The Promise of Green Money
At the end of 2019 I attended a panel debate for a group of business leaders in London. Four experts with different takes on the future of business and the planet considered the motion –
‘The house believes that the transition to a low-carbon economy and to purpose-led business can co-exist with the mantra of growth.’
At the heart of this debate is the question of ‘green money’: can we – and, if so, how might we – advance economic prosperity whilst making responsible use of Earth’s natural resources? The audience initially was split 23:8 in favour of the motion, with many as yet undecided. At the end, those who raised their hands voted 19:14.
Abstentions and this swing toward the noes reveal, I think, the intractable nature of green growth. The challenge itself is complex: new evidence emerges daily; the best solutions are unclear; there is much we do not know.

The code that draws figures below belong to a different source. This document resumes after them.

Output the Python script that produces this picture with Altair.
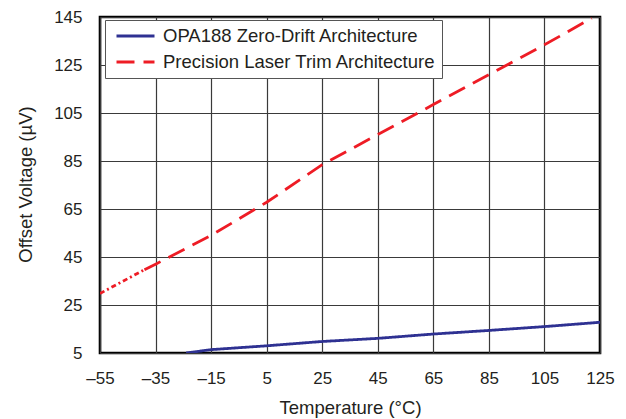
import altair as alt
import pandas as pd

# ---- data ----
series_names = ["OPA188 Zero-Drift Architecture", "Precision Laser Trim Architecture"]
series_colors = ["#2e3192", "#ee1c25"]

temps_zero = [-24, -15, 5, 25, 45, 65, 85, 105, 125]
vals_zero = [5.0, 6.4, 8.0, 9.8, 11.1, 12.9, 14.4, 16.0, 17.8]

# first (dash-dot) piece of the laser-trim curve
temps_laser_start = [-55, -39]
vals_laser_start = [29.8, 39.7]
# remaining (long dash) piece
temps_laser = [-39, -35, -15, 5, 25, 45, 65, 85, 105, 122]
vals_laser = [39.7, 42.0, 54.0, 67.8, 83.5, 96.0, 108.5, 121.0, 133.4, 144.5]

x_ticks = [-55, -35, -15, 5, 25, 45, 65, 85, 105, 125]
y_ticks = [5, 25, 45, 65, 85, 105, 125, 145]

main_df = pd.concat([
    pd.DataFrame({"temp": temps_zero, "offset": vals_zero, "series": series_names[0]}),
    pd.DataFrame({"temp": temps_laser, "offset": vals_laser, "series": series_names[1]}),
], ignore_index=True)
start_df = pd.DataFrame({"temp": temps_laser_start, "offset": vals_laser_start})

FONT = "Liberation Sans"
TXT = "#231f20"

x_enc = alt.X(
    "temp:Q",
    scale=alt.Scale(domain=[-55, 125], nice=False, zero=False),
    axis=alt.Axis(
        values=x_ticks,
        title="Temperature (°C)",
        labelExpr="datum.value < 0 ? '\u2013' + abs(datum.value) : '' + datum.value",
        labelPadding=17,
        labelFlush=False,
        labelOverlap=False,
        titleY=60,
        titleBaseline="alphabetic",
    ),
)
y_enc = alt.Y(
    "offset:Q",
    scale=alt.Scale(domain=[5, 145], nice=False, zero=False),
    axis=alt.Axis(
        values=y_ticks,
        title="Offset Voltage (\u00b5V)",
        labelPadding=18,
        labelFlush=False,
        labelOverlap=False,
        titleX=-69,
        titleY=167,
        titleAlign="center",
        titleBaseline="alphabetic",
    ),
)

lines = alt.Chart(main_df).mark_line(strokeWidth=2.8, clip=True).encode(
    x=x_enc,
    y=y_enc,
    color=alt.Color(
        "series:N",
        scale=alt.Scale(domain=series_names, range=series_colors),
        legend=alt.Legend(
            title=None,
            orient="none",
            legendX=5,
            legendY=3,
            symbolType="stroke",
            symbolSize=1444,
            symbolStrokeWidth=2.8,
            symbolOffset=4,
            labelOffset=7,
            labelFontSize=18.5,
            labelFont=FONT,
            labelColor=TXT,
            clipHeight=20,
            rowPadding=6,
            padding=6,
            strokeColor="#555555",
            fillColor="#ffffff",
            labelLimit=400,
        ),
    ),
    strokeDash=alt.StrokeDash(
        "series:N",
        scale=alt.Scale(domain=series_names, range=[[1, 0], [18, 9]]),
        legend=alt.Legend(title=None),
    ),
    order="temp:Q",
)

start = alt.Chart(start_df).mark_line(
    strokeWidth=2.8, color=series_colors[1], strokeDash=[5, 3, 2, 3], clip=True
).encode(x="temp:Q", y="offset:Q")

chart = (
    alt.layer(start, lines)
    .properties(
        width=500,
        height=336,
        autosize=alt.AutoSizeParams(type="none"),
        padding={"left": 92, "top": 9, "right": 18, "bottom": 66},
        background="#ffffff",
    )
    .configure_view(stroke="#000000", strokeWidth=2.6)
    .configure_axis(
        domain=False,
        ticks=False,
        tickSize=0,
        grid=True,
        gridColor="#3a3a3a",
        gridWidth=1.2,
        labelFont=FONT,
        labelFontSize=17,
        labelColor=TXT,
        titleFont=FONT,
        titleFontSize=18.5,
        titleFontWeight="normal",
        titleColor=TXT,
    )
)

chart.save("out.html", embed_options={"renderer": "svg", "actions": False})
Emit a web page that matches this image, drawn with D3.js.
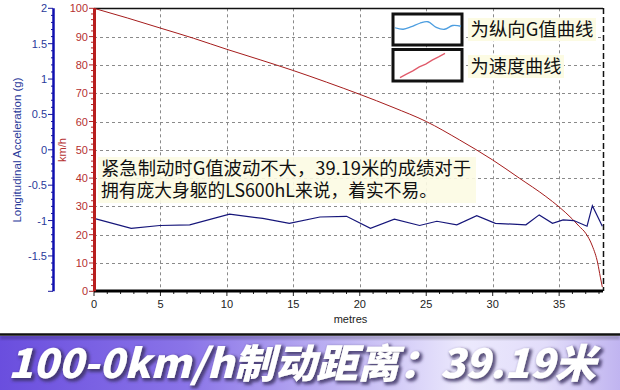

A single person cannot grasp all the – ecological, societal, individual, financial and scientific – variables in play.
In the paragraphs below I set out seven practical challenges to business leaders wrestling with the idea of sustainable prosperity. (Whilst indebted to the speakers and audience members of the debate, I make no attempt to give an account of what was said.)
Know the shelf-life of consumerism
Commitment to a low-carbon future brings new chances for wealth creation. Many industries – power, construction, travel, food and others – require fresh responses to enduring demands. Innovators and producers can expect to profit from society’s calls for green solutions.
Still, rampant consumerism – which yielded returns for ‘better, faster, cheaper’ strategies – is nearing the end of its shelf-life. Nature simply cannot sustain our highly materialised ways of living, with boundless, disposable ‘stuff’. Constrained to be green, companies will have to work smarter to generate financial value.
Invest in wise technology
From Stanford’s AI Index 2019 Report, Autonomous Vehicles (AVs) received the largest share of global investment this last year with US$7.7 billion (9.9% of the total), followed by Drug, Cancer and Therapy (6.1%), Facial Recognition (6.0%), Video Content (4.5%), then Fraud Detection and Finance (3.9%).
In seeking wealth, human well-being and climate stability, not all technologies are equal: do we really need autonomous vehicles? Given limited time and money, companies must choose wisely. The right investments will become clear when we commit to a balance of long-term value for asset owners, people and the planet.
Commit to imaginative thinking
It is easier (for now) to make money than it is to make money and reduce carbon use. The price of non-financial capital is rising – business cannot rely on plundered resources or labour for surplus profits. Similarly, the cost of market participation will rise as unsustainable products are abandoned by consumers or banned by regulators.
The idea of ‘deep work’ promoted by Cal Newport is at odds with our prevailing culture of relentless distraction, easy soundbites and snap decisions. To overcome the complex, interconnected challenges of green growth, to thrive financially and to make a difference, companies must make time for well-informed, imaginative thinking.
Meet the fantasy of consensus
Raise concerns about climate change, and in polite circles you see nothing but grave looks and nodding heads. The barrage of news during 2019 has shifted the culturally appropriate response from ‘Hmmm?’ to ‘Yes, we need to do something about global warming.’
Still, this does not mean agreement. For many, public acquiescence obscures deep cultural and personal barriers to a spirited commitment to action. Business leaders require the courage to overcome their own and others’ unspoken – and often understandable – resistance to new strategic directions.
Rise above the blame
Extinction Rebellion (for example) has done a sterling job of raising climate awareness. Yet in the book This Is Not a Drill, the movement’s underlying rhetoric presents as an onslaught against capitalism, business and wealth. This year has seen profit in general, companies in particular and also named executives reviled over global warming.
Absolutely, a ‘softer’ form of capitalism has the power to lessen climate risks. Yet we need money and innovation to solve complex problems. To demonise the countries, firms and individuals that have profited from fossil fuels is senseless. We must hear the noise, yet question the words, of any who foster blame over partnership.
Exercise business influence
Society rightly will abandon the runaway train of shareholder value. But, as global warming looms, we have no time to dismantle our socioeconomic system. Nor should we scupper with fantasy politics the chance to have all hands on deck: the organising power of markets is a decisive weapon in the battle against rising emissions.
Companies are well positioned to influence consumer behaviour through products and advocacy. They can also translate government policy into practice, creating the conditions for culture change. This power is a privilege, and it leaves executives and boards with a duty to act now.
Reimagine our good life
For a sustainable and prosperous future, individuals must reimagine what it means to lead a good life. In the developed West, we often see ourselves through the material clutter that we inherit or buy. This culture sets the agenda for business and policy, and has contributed to troubles we face today.
Beyond basic needs ’economic wealth does not increase happiness’. At first blush, the statement feels disingenuous: the sheepish apology of the rich, the sour grapes of the middle class, or the bitter analgesic of the poor. Nevertheless, the promise of green growth compels us to explore a truth beyond this, our cultural heritage.